Execution time for the 4096 FFT is disproportionately longer than the increase in FFT size would typically indicate. While the number of raw calculations increases linearly with each increase in FFT size, the move from 1024 to 4096 introduces another variable; the size of L2 cache and the impact of cache misses. Based on 4096 samples and 32 bit complex numbers, the input data table alone would fill L2 cache. While the output table is smaller, the combination exceeds L2 cache and will cause some number of cache misses. This will increase the overall execution time more so than the linear move from 1024 to 4096 would indicate.

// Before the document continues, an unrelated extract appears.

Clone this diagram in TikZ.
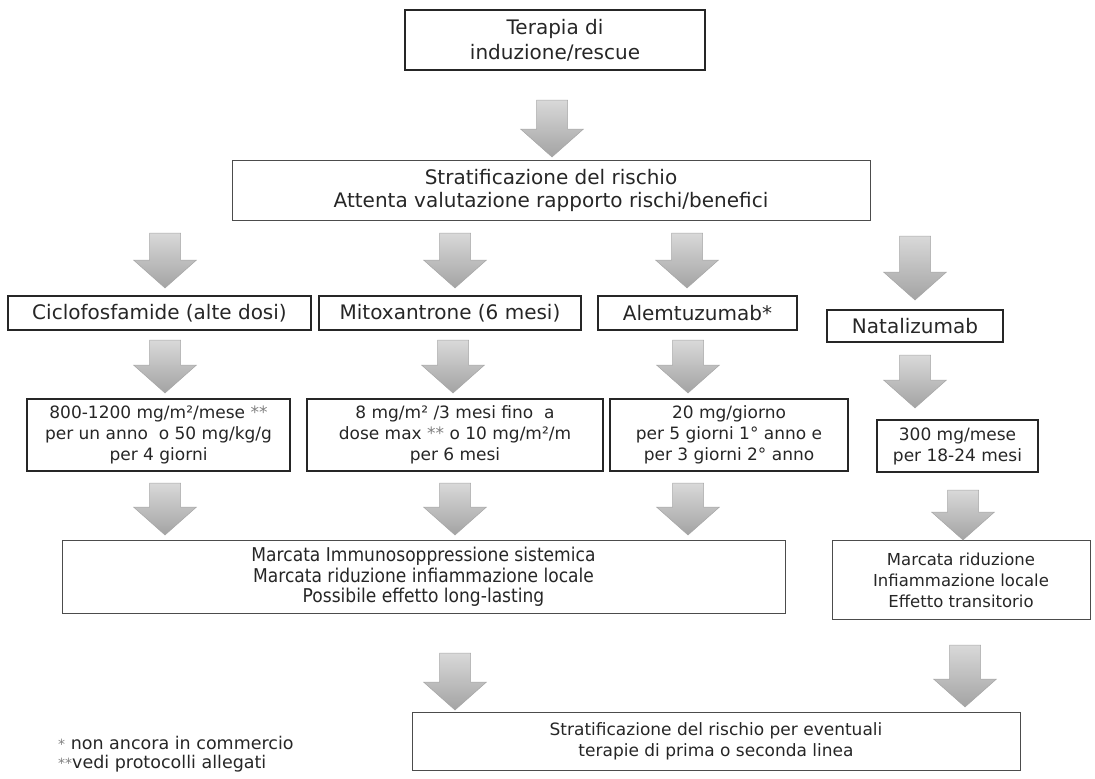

The ease of integration of a standard library of functions targeting the ARM processor and the SIMD engine can be seen. With multiple methods to control the ZC702, the ease of development and debug with the Xilinx SDK are demonstrated. These all contribute to faster time to system completion and time to market for complex compute intensive applications targeting the Zynbq-7000 AP SoC.

Saving the workspace


For ease of completing subsequent Tech Tips that use this completed build, it is wise to save the workspace so it can be restored later as a known starting point. Because only the /sw portion of the base TRD was modified, only that portion needs to be saved. If you choose to do this,

Select File -> Export or right click in the Project Explorer pane white space and select Export

In the Export dialogue box, expand the General line and select Archive file.

Click Next

The Export Archive dialogue will appear.

Click the Browse button and navigate to where you want to save the workspace and then create an appropriate file in which to save the workspace. In our case we are saving this as fftApp2014dt3.zip

Be sure the "Save in zip format" box is selected unless you are on a Linux system in which case you might select the tar format.

Click Select All to export all of the items in the workspace.

Then click Finish.

The workspace will be saved in the specified archive file for later use.